Simple CLI for Categorizing and Sentiment of Text
Now that I’ve spent some time with huggingface.co, specifically their NPL Course (natural language processing) I wanted to combine a couple of the learnings into a simple python script.
What I ended up with was a script that could both categorize using a zero-shot-classification
model, as well as get sentiment using a sentiment-analysis
model.
You can interact with this script in one of two ways, first by sending a string as input during execution:
% python main.py "Riding bikes on the beach is glorious"
Loading...
Sentiment: POSITIVE 99.99%
Categories:
Beauty 44.21%
Sports 17.98%
The second is more efficient, and allows for multiple interactions while only needing to load the models once:
% python main.py
Loading...
Text: My favorite tv show lately has been the Mandalorian
Sentiment: POSITIVE 99.60%
Categories:
Television 89.12%
Text: I wish I had more pizza at home :(
Sentiment: NEGATIVE 99.61%
Categories:
Food 60.00%
Home 19.30%
And that is it, that’s the post ✌️
main.py
#!/usr/bin/env python3
import sys
from transformers import pipeline
# List of categories used in zero_shot_classification
categories = [
'Automotive', 'Beauty', 'Books', 'Literature', 'Business', 'Careers', 'Education', 'Family', 'Parenting', 'Food', 'Gaming', 'Health', 'Hobbies',
'Interests', 'Home', 'Garden', 'Law,', 'Government,', 'Politics', 'Life', 'Movies', 'Television', 'Music', 'Radio', 'Finance', 'Pets',
'Science', 'Sports', 'Fashion', 'Technology', 'Computing', 'Travel'
]
print("Loading...")
# load our language models into memory, this can take time.

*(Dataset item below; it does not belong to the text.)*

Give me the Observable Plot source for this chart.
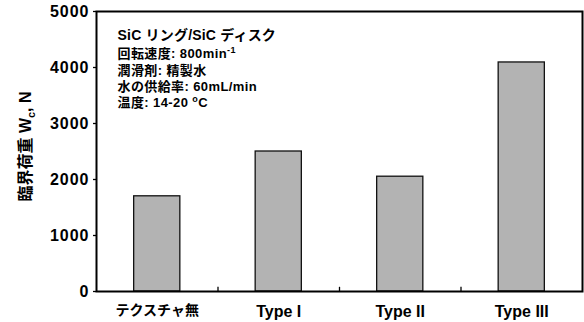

zero_shot_classification = pipeline("zero-shot-classification", model="facebook/bart-large-mnli")
sentiment_analysis = pipeline("sentiment-analysis", model="distilbert-base-uncased-finetuned-sst-2-english")
while True:
print()
if len(sys.argv) > 1:
text = sys.argv[1]
else:
text = input("Text: ")
print()
try:
# run zero_shot_classification on text using our categories
zsc = zero_shot_classification(
text,
candidate_labels=categories
)
# convert scores to human readable %
zsc['scores'] = [ '%.2f' % round(i * 100, 2) + '%' for i in zsc['scores'] ]
# combine labels and scores into single list
zsc_results = list(zip(zsc['labels'], zsc['scores']))

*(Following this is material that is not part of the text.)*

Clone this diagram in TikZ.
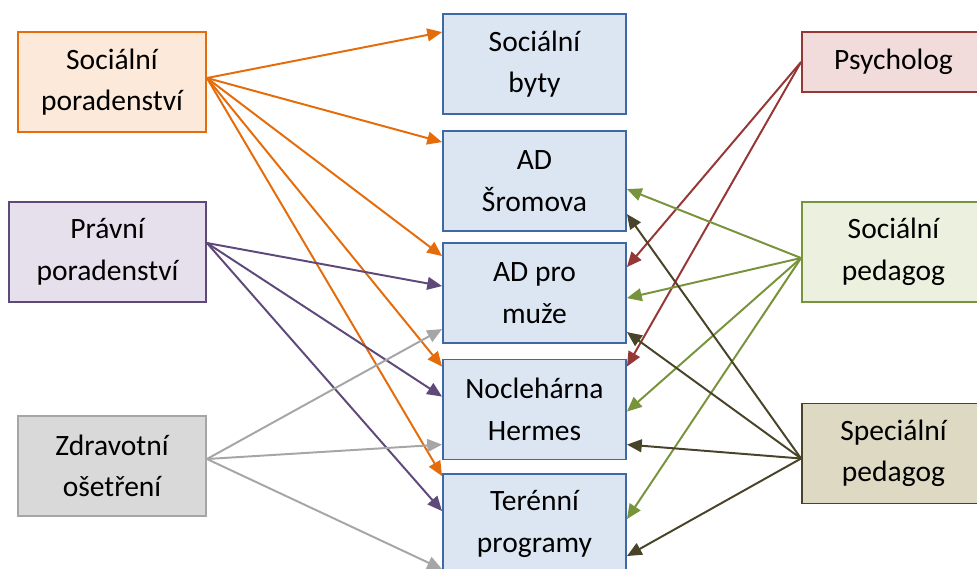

sa_results = sentiment_analysis(text)
# display sentiment
sentiment = sa_results[0]['label']
sentiment_score = '%.2f' % round(sa_results[0]['score'] * 100, 2) + '%'
print('Sentiment: %s %s' % (sentiment, sentiment_score))
# display top 4 labels
print('Categories:')
for results in zsc_results:
if float(results[1].replace('%', '')) > 10:
print(' %s %s' % (results[0], results[1]))
if len(sys.argv) > 1:
sys.exit()
except KeyboardInterrupt:
sys.exit()